I tried something a little different this week, just to change things up and get away from all that silly prescribed curriculum nonsense. Just for fun and a little curiosity, I resurrected a problem solving activity I learned back when I was a kid and introduced it to the modern digital classroom. The good old, “balance 12 nails on the head of one” activity.
What inspired me to bring out the old hammer and nails, was that I recently became the last person on earth to read “The Outliers” by Malcolm Gladwell. In the Outliers, Gladwell makes reference to a math experiment that Berkley math professor, Alan Schoenfeld, does. It is pretty simple, nothing fancy. Schoenfeld gives the subject a math problem to figure out and then times how long it takes for them to find the solution or give up. In the book, Gladwell uses the example of a nurse named “Rene” who takes 22 minutes to figure out Schoenfeld’s math problem, then Gladwell goes on to explain in great detail why this is significant.
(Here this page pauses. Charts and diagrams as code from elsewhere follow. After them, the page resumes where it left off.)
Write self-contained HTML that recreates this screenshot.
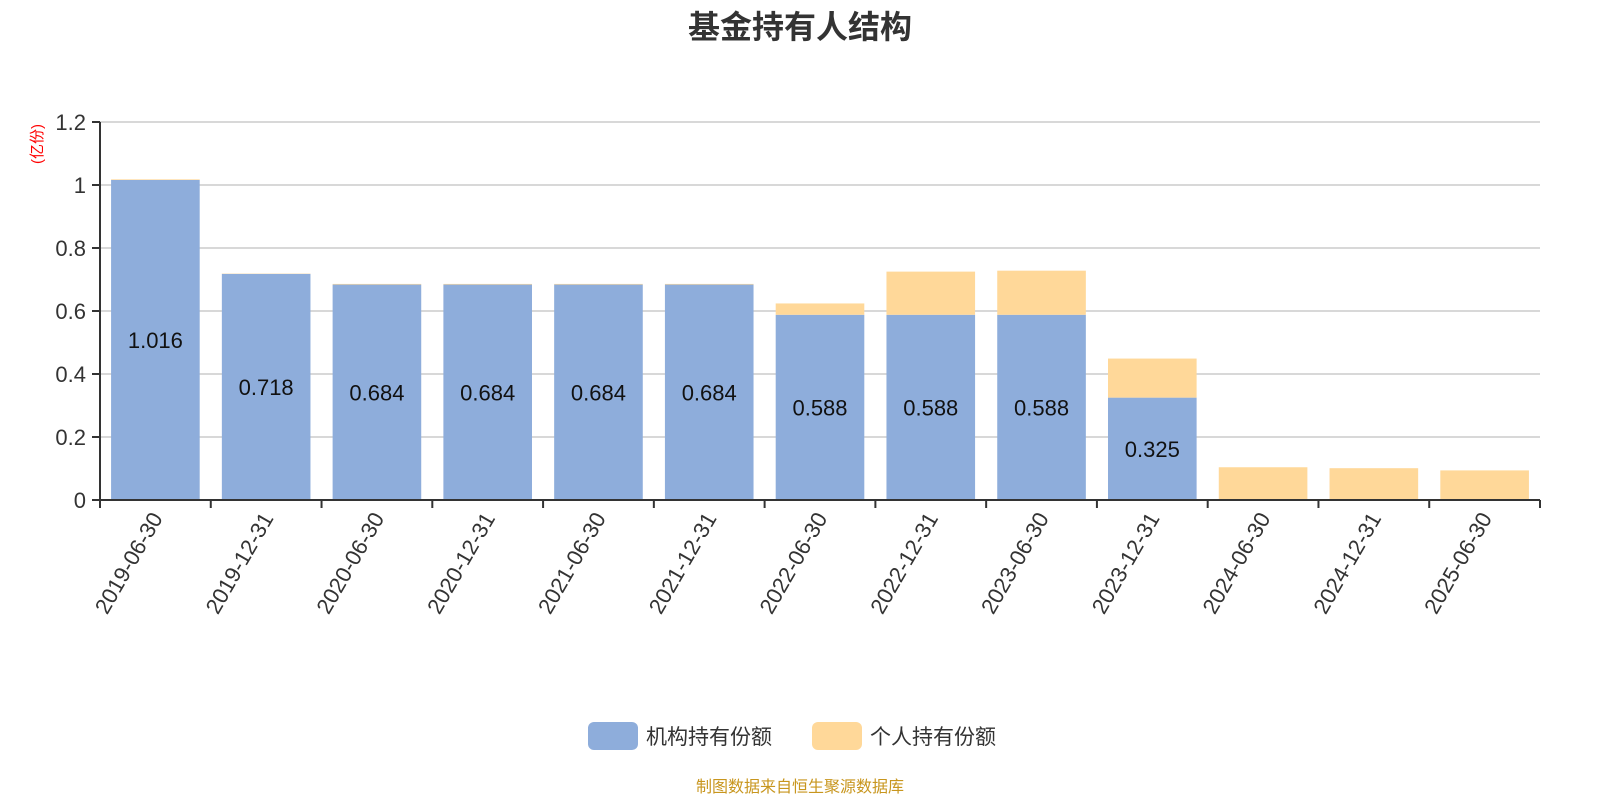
<!DOCTYPE html>
<html><head><meta charset="utf-8"><style>
body{margin:0;background:#fff;}
svg text{font-family:"Liberation Sans","Noto Sans CJK SC",sans-serif;}
</style></head><body>
<svg width="1600" height="800" viewBox="0 0 1600 800" xmlns="http://www.w3.org/2000/svg">
<text x="800" y="38" text-anchor="middle" font-size="32" font-weight="bold" fill="#333">基金持有人结构</text>
<text transform="translate(42,144) rotate(-90)" text-anchor="middle" font-size="15" fill="#f00">(亿份)</text>
<g id="grid"></g><g id="bars"></g><g id="axes"></g>
<g>
<g><rect x="588" y="722" width="50" height="28" rx="6" fill="#8eaddb"/><text x="646" y="744" font-size="21" fill="#333">机构持有份额</text></g>
<g><rect x="812" y="722" width="50" height="28" rx="6" fill="#ffd899"/><text x="870" y="744" font-size="21" fill="#333">个人持有份额</text></g>
</g>
<text x="800" y="792" text-anchor="middle" font-size="16" fill="#c8961e">制图数据来自恒生聚源数据库</text>
</svg>
<script>
const categories=["2019-06-30","2019-12-31","2020-06-30","2020-12-31","2021-06-30","2021-12-31","2022-06-30","2022-12-31","2023-06-30","2023-12-31","2024-06-30","2024-12-31","2025-06-30"];
const institution=[1.016,0.718,0.684,0.684,0.684,0.684,0.588,0.588,0.588,0.325,0,0,0];
const individual=[0.002,0.001,0.002,0.002,0.002,0.002,0.036,0.137,0.140,0.124,0.104,0.101,0.094];
const yTicks=[0,0.2,0.4,0.6,0.8,1,1.2];
const NS="http://www.w3.org/2000/svg";
const x0=100,x1=1540,yBase=500,yTop=122,yMax=1.2;
const band=(x1-x0)/categories.length;
const y=v=>yBase-(v/yMax)*(yBase-yTop);
const xc=i=>x0+band*(i+0.5);
function mk(tag,attrs,parent){const e=document.createElementNS(NS,tag);for(const k in attrs)e.setAttribute(k,attrs[k]);parent.appendChild(e);return e;}
const grid=document.getElementById('grid'),bars=document.getElementById('bars'),axes=document.getElementById('axes');
yTicks.forEach(t=>{
 if(t>0){const l=mk('line',{x1:x0,x2:x1,y1:y(t),y2:y(t),stroke:'#ccc','stroke-width':1.5},grid);
 
 }
 const tk=mk('line',{x1:x0-8,x2:x0,y1:y(t),y2:y(t),stroke:'#333','stroke-width':2},axes);
 
 
 const tx=mk('text',{x:x0-14,y:y(t)+8,'text-anchor':'end','font-size':22,fill:'#333'},axes);
 tx.textContent=String(t);
 
 
});
const bw=band*0.8;
categories.forEach((c,i)=>{
 const a=institution[i],b=individual[i];
 if(a>0){const r=mk('rect',{x:xc(i)-bw/2,y:y(a),width:bw,height:y(0)-y(a),fill:'#8eaddb'},bars);
  
  
  const t=mk('text',{x:xc(i),y:(y(a)+y(0))/2+8,'text-anchor':'middle','font-size':22,fill:'#111'},bars);
  t.textContent=a.toFixed(3).replace(/^1\.0160$/,'1.016');
  
  }
 if(b>0){const r=mk('rect',{x:xc(i)-bw/2,y:y(a+b),width:bw,height:y(a)-y(a+b),fill:'#ffd899'},bars);
  
  }
 const tk=mk('line',{x1:x0+band*i,x2:x0+band*i,y1:yBase,y2:yBase+8,stroke:'#333','stroke-width':2},axes);
 
 
 const tx=mk('text',{transform:`translate(${xc(i)+8},${yBase+18}) rotate(-60)`,'text-anchor':'end','font-size':22,fill:'#333'},axes);
 tx.textContent=c;
 
 
});
const tl=mk('line',{x1:x1,x2:x1,y1:yBase,y2:yBase+8,stroke:'#333','stroke-width':2},axes);


const ya=mk('line',{x1:x0,x2:x0,y1:yTop,y2:yBase,stroke:'#333','stroke-width':2},axes);


const xa=mk('line',{x1:x0,x2:x1,y1:yBase,y2:yBase,stroke:'#333','stroke-width':2},axes);


</script>
</body></html>
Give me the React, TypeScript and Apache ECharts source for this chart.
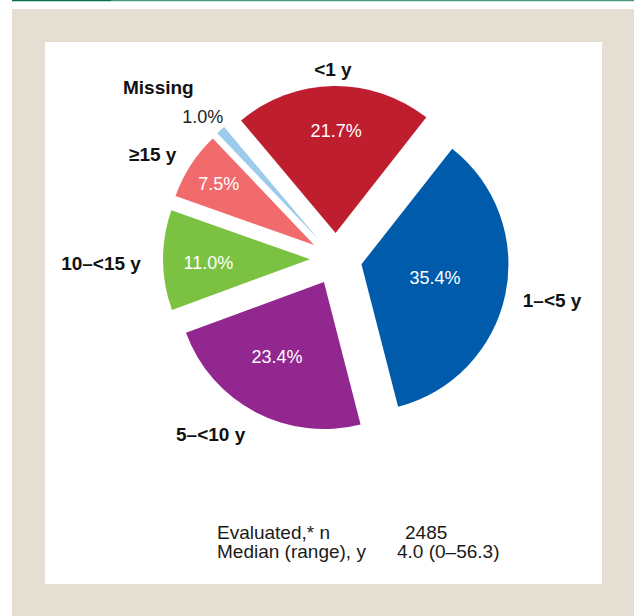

The long and the short of Gladwell’s well taken point, is this… (I paraphrase and take some poetic liberties here) In math, we tend to condition kids to try and figure things out quickly. We view those kids who can come up with the answer quickly, as the ones who are good at math. The ones who are left plodding along and take longer to figure out the problems, are the dullards and relegated to the numeracy dung heap. (1 guess which group I was a part of) In other words, our system rewards speed at the expense of thoughtful processing of the problem at hand.
This got me thinking about how the digital device might be furthering this fast is right conditioning we instill in our children. Just Googling it (as handy as it may be) might be compounding the problem of not taking the time to think things through. Why bother trying to figure out anything if you can just find the answer using your handy-dandy digital device?
But back to the nails… What I wanted to see was just how long it would take for kids to get frustrated with the task and either reach for their digital device for the answer, or give up.
The task is simple. Balance 12 nails on the head of a single nail, I had hammered into a block of wood.
- I distributed 9 sets of nails to the class, so the kids would have to work in small groups. The idea being, that the problem solving process would be a collaborative.
- I told the kids NO DIGITAL DEVICES to look for the answer on.
- The first class I just let work straight on through, the second class, I promised a hint at the 20 minute mark.
- Within 5 minutes some groups were looking for their device, which I quickly quashed.
- At the 10 minute mark about 1/4 of the groups had given up but started back up again, at about 20 minutes whether I gave a hint or not.
- In my first class, one student figured it out at the 45 minute mark and in the second class a pair of students figured it out at the 40 minute mark (with a hint).
The sad thing is, this was probably the best class I had all year. Fortunately I can put a curricularly relevant spin on the whole thing, so when the kids go home and say “Mr. Rispin is the best because we played with nails all class!” I will be able to justify it.
What this whole exercise has proven to me is that, we need to give kids the opportunity and the time to work on problems, whether they be academic or just silly nail hanging like activities, sans digital device. We spend so much time trying to cram curriculum down kids throats, that we forsake the value of thoughtfulness.
What is even more interesting, is that I was asked five times in less than 36 hours after that activity, if we could do that sort of thing again! So I think I am going to make it a Bi Weekly activity. Problem is coming up with the challenges.